Alvarez’s team uses CAD (computer-aided design) software to create designs of VTOLs as they see how the possibilities of aeronautical parts and the principles of aerodynamics first play out on a computer screen. It’s a critical process, one that Alvarez expects to be collaborative and efficient. The CAD platform they first used was anything but.
“It was cumbersome,” he said. “Since all the product data management (PDM) was a free, open-source solution, sometimes we had problems trying to save the correct version.”
That ended in spring when Imago turned to the Onshape Startup Program. The program provides Imago and other qualifying hardware startups access to Onshape Professional, a fully cloud-native CAD and PDM package with integrated simulation and rendering tools. It gives Alvarez’s team the collaboration they sought. It lets Alvarez assign tasks and team members from around the world to make changes and add comments to designs in a real-time process that doesn’t skip a beat.
Their first project with Onshape was creating designs for Turix, intricate work that involves positioning aeronautical parts and validating their effectiveness. Onshape’s real-time responsiveness meant that if anyone on the team updated the volume of composite parts, for instance, it was updated right away. Knowing that a file’s latest version included all changes, Alvarez and the team didn’t have to always backtrack to confirm if every single design parameter was current.

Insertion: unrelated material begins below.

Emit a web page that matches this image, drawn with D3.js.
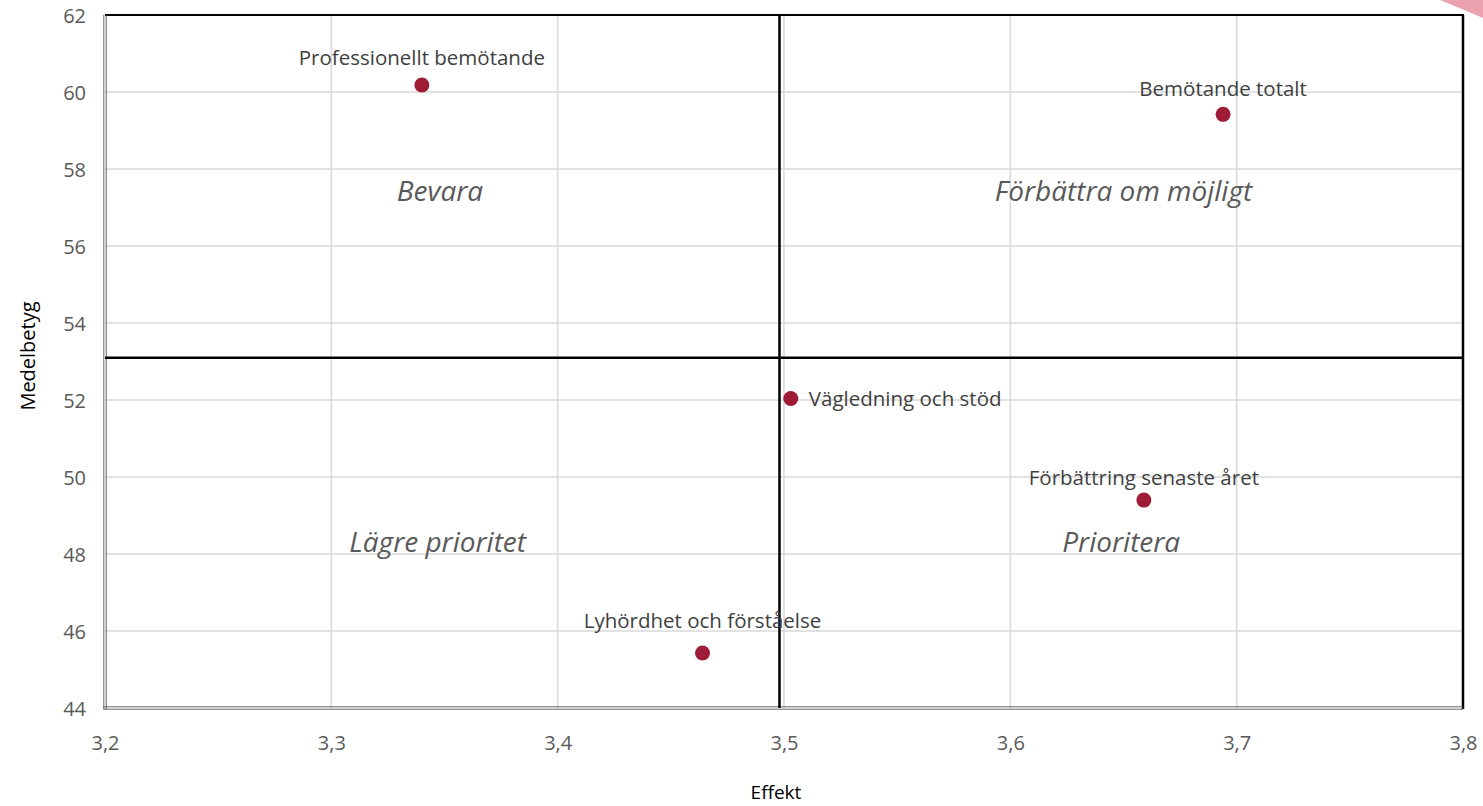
<!DOCTYPE html>
<html><head><meta charset="utf-8">
<script src="https://cdn.jsdelivr.net/npm/d3@7"></script>
<style>
html,body{margin:0;padding:0;background:#fff;}
svg{display:block;font-family:"Open Sans",Calibri,sans-serif;}
</style></head>
<body><svg id="chart" width="1483" height="806"></svg>
<script>
const names = ["Professionellt bemötande","Bemötande totalt","Vägledning och stöd","Förbättring senaste året","Lyhördhet och förståelse"];
const effekt = [3.340, 3.694, 3.503, 3.659, 3.464];
const medelbetyg = [60.18, 59.42, 52.04, 49.40, 45.43];
const labelPos = ["top","top","right","top","top"];
const labelDy = [-28, -26, 0, -23, -33];

const xTicks = [3.2,3.3,3.4,3.5,3.6,3.7,3.8];
const yTicks = [44,46,48,50,52,54,56,58,60,62];
const crossX = 3.498, crossY = 53.10;

const quadNames = ["Bevara","Förbättra om möjligt","Lägre prioritet","Prioritera"];
const quadX = [3.348, 3.650, 3.347, 3.649];
const quadY = [57.45, 57.45, 48.34, 48.34];

const svg = d3.select("#chart");
const L=105, R=1463, T=15, B=708;
const x = d3.scaleLinear().domain([3.2,3.8]).range([L,R]);
const y = d3.scaleLinear().domain([44,62]).range([B,T]);

// decorative corner
svg.append("path").attr("d","M1440,0 L1483,0 L1483,18 Q1460,8 1440,0Z").attr("fill","#e8909f").attr("opacity",0.85);

// gridlines
svg.append("g").selectAll("line").data(xTicks.slice(1,-1)).join("line")
  .attr("x1",d=>x(d)).attr("x2",d=>x(d)).attr("y1",T).attr("y2",B)
  .attr("stroke","#d9d9d9").attr("stroke-width",1.5);
svg.append("g").selectAll("line").data(yTicks.slice(1,-1)).join("line")
  .attr("y1",d=>y(d)).attr("y2",d=>y(d)).attr("x1",L).attr("x2",R)
  .attr("stroke","#d9d9d9").attr("stroke-width",1.5);

// axes (labels only)
const xAxis = d3.axisBottom(x).tickValues(xTicks).tickSize(0).tickFormat(d=>d3.format(".1f")(d).replace(".",","));
const gx = svg.append("g").attr("transform",`translate(0,${B})`).call(xAxis);
gx.select(".domain").remove();
gx.selectAll("text").attr("dy",0).attr("y",34).attr("dominant-baseline","central").attr("font-size",20).attr("fill","#595959").attr("font-family","Open Sans");
const yAxis = d3.axisLeft(y).tickValues(yTicks).tickSize(0).tickFormat(d3.format("d"));
const gy = svg.append("g").attr("transform",`translate(${L},0)`).call(yAxis);
gy.select(".domain").remove();
gy.selectAll("text").attr("x",-19).attr("dy",0).attr("dominant-baseline","central").attr("font-size",20).attr("fill","#595959").attr("font-family","Open Sans");

// borders
svg.append("line").attr("x1",L).attr("x2",R+1).attr("y1",T).attr("y2",T).attr("stroke","#000").attr("stroke-width",2.2);
svg.append("line").attr("x1",R).attr("x2",R).attr("y1",T).attr("y2",B+1).attr("stroke","#000").attr("stroke-width",2.5);
[-1.2,1.2].forEach(o=>{
  svg.append("line").attr("x1",L+o).attr("x2",L+o).attr("y1",T).attr("y2",B+1.5).attr("stroke","#555").attr("stroke-width",0.9);
  svg.append("line").attr("x1",L-1.5).attr("x2",R).attr("y1",B+o).attr("y2",B+o).attr("stroke","#555").attr("stroke-width",0.9);
});

// cross lines
svg.append("line").attr("x1",x(crossX)).attr("x2",x(crossX)).attr("y1",T).attr("y2",B).attr("stroke","#000").attr("stroke-width",2.5);
svg.append("line").attr("x1",L).attr("x2",R).attr("y1",y(crossY)).attr("y2",y(crossY)).attr("stroke","#000").attr("stroke-width",2.5);

// quadrant labels
svg.append("g").selectAll("text").data(quadNames).join("text")
  .attr("x",(d,i)=>x(quadX[i])).attr("y",(d,i)=>y(quadY[i]))
  .attr("text-anchor","middle").attr("dominant-baseline","central")
  .attr("font-style","italic").attr("font-size",28).attr("fill","#595959").text(d=>d);

// points
svg.append("g").selectAll("circle").data(names).join("circle")
  .attr("cx",(d,i)=>x(effekt[i])).attr("cy",(d,i)=>y(medelbetyg[i])).attr("r",7.5)
  .attr("fill","#9e1c35");

// data labels
svg.append("g").selectAll("text").data(names).join("text")
  .attr("x",(d,i)=>x(effekt[i]) + (labelPos[i]==="right"?18:0))
  .attr("y",(d,i)=>y(medelbetyg[i]) + labelDy[i])
  .attr("text-anchor",(d,i)=>labelPos[i]==="right"?"start":"middle")
  .attr("dominant-baseline","central")
  .attr("font-size",20.5).attr("fill","#404040").text(d=>d);

// axis titles
svg.append("text").attr("x",776).attr("y",799).attr("text-anchor","middle")
  .attr("font-size",19).attr("fill","#000").text("Effekt");
svg.append("text").attr("transform","translate(27,356) rotate(-90)").attr("text-anchor","middle").attr("dominant-baseline","central")
  .attr("font-size",20).attr("fill","#000").text("Medelbetyg");
</script></body></html>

Onshape’s ease of collaboration was immediately evident when a team member in Belgium had doubts about aircraft measurements. He added comments directly in a file. Alvarez and team were able to help him double-check the dimensions on the spot.
Alvarez also appreciates Onshape’s Managed In-Context Design Tools.
“We use that a lot. If you open an assembly and create the parts and start editing In-Context, that part is linked to the assembly,” he said.
The team’s previous CAD program forced users to hide everything on screen so they could export one specific part. He added, “With Onshape, you just click it, and you can export it really easily. That's something that’s cool.”
The Imago team. (Courtesy Imago Aerospace)
A Time of Excitement and Innovation with Onshape
With Onshape making design more collaborative, intuitive, and just plain easier, Alvarez’s team can approach their work with confidence and an expectation that they won’t be stuck finding workaround solutions to program shortcomings. Their ideas and plans are instead taking off.
“Everything just connects to each other, so it's easier,” Alvarez said.
It’s an exciting time for the company. When employees aren’t designing and building, they’re conducting flight tests. It’s another step toward a day when they can look to the skies and see the products of their labor in full flight.
But they might not stop in Mexico. Last year, Imago caught the eye of the nonprofit innovation network MassChallenge. It was among the top five finalists for the organization’s U.S. Early Stage Community Choice Award.
The award reminded Alvarez that at this early stage, he’s grateful his team can rely on Onshape. “It accelerates our process and allows us to be more proactive and solve problems. All that helps us keep innovating.”